Gustavo Dudamel conducts Dvořák’s Symphony “From the New World”
City Noir for orchestra
Symphony No. 9 in E minor, op. 95 “From the New World”
The very title of John Adams’s three-movement orchestral work City Noir indicates that the piece was inspired by film noir: the idea for the piece came to the composer by “reading Kevin Starr’s multi-volume cultural and social history of California. In the ‘Black Dahlia’ chapter of his Embattled Dreams: California in War and Peace, 1940 – 1950 Starr chronicles the tenor and milieu of the late Forties and early Fifties as it was expressed in the sensational journalism of the era and in the dark, eerie chiaroscuro of the Hollywood films. This whetted my appetite for an orchestral work that, while not necessarily referring to the soundtracks of those films, might nevertheless evoke a similar mood and feeling, the tone of the era.” City Noir at its outset, with little in common with Adams’s minimalist works from the 1980s and 1990s, gives rise to a number of musical associations, ranging from Stravinsky to Gershwin, Bernstein and Milhaud to John Coltrane, before nervous jazz rhythms and recurrent patterns truly transport the listener back to America of that time – at the latest in the central middle movement, with its typically American mixture of classical and jazz style, in which the music, Adams says, “yearns toward but keeps retreating from the archetypal ‘blue’ note. But eventually the song finds full bloom in the voice of the solo trombone, a ‘talking’ solo, in the manner of the great Ellington soloists Lawrence Brown and Britt Woodman (both, fittingly enough, Angelenos).”
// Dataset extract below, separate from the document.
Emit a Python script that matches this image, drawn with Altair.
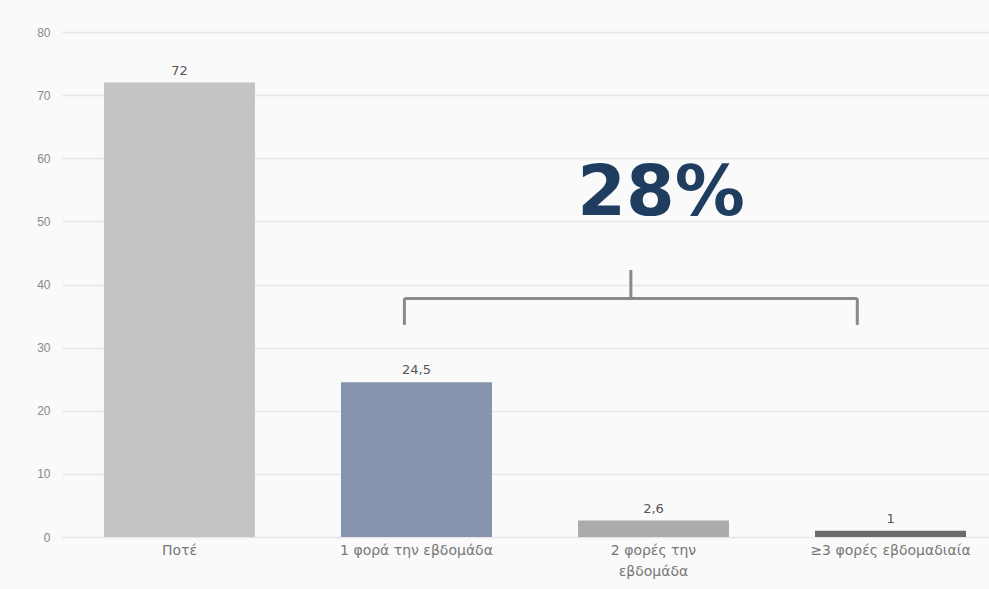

Gustavo Dudamel, who premiered Adams’s homage to the great age of bebop to great acclaim at his inaugural concert as Music Director of the Los Angeles Philharmonic Orchestra, is now turning to the work with the Berliner Philharmoniker, with whom he had the “coolest” debut of all time in 2008, according to the Tagesspiegel. The programme continues with Antonín Dvořák’s symphony From the New World – a work in which the composer as director of the New York National Conservatory of Music avowedly attempted with the help of stylised musical folklore “to portray characteristics such as are distinctly American”. Obviously successfully, because after the triumphant premiere the critics of all the New York newspapers agreed: they had heard “a study in national music” (New York Times). No one these days should doubt, however, that Dvořák’s masterpiece is deeply rooted in the Bohemian musical tradition.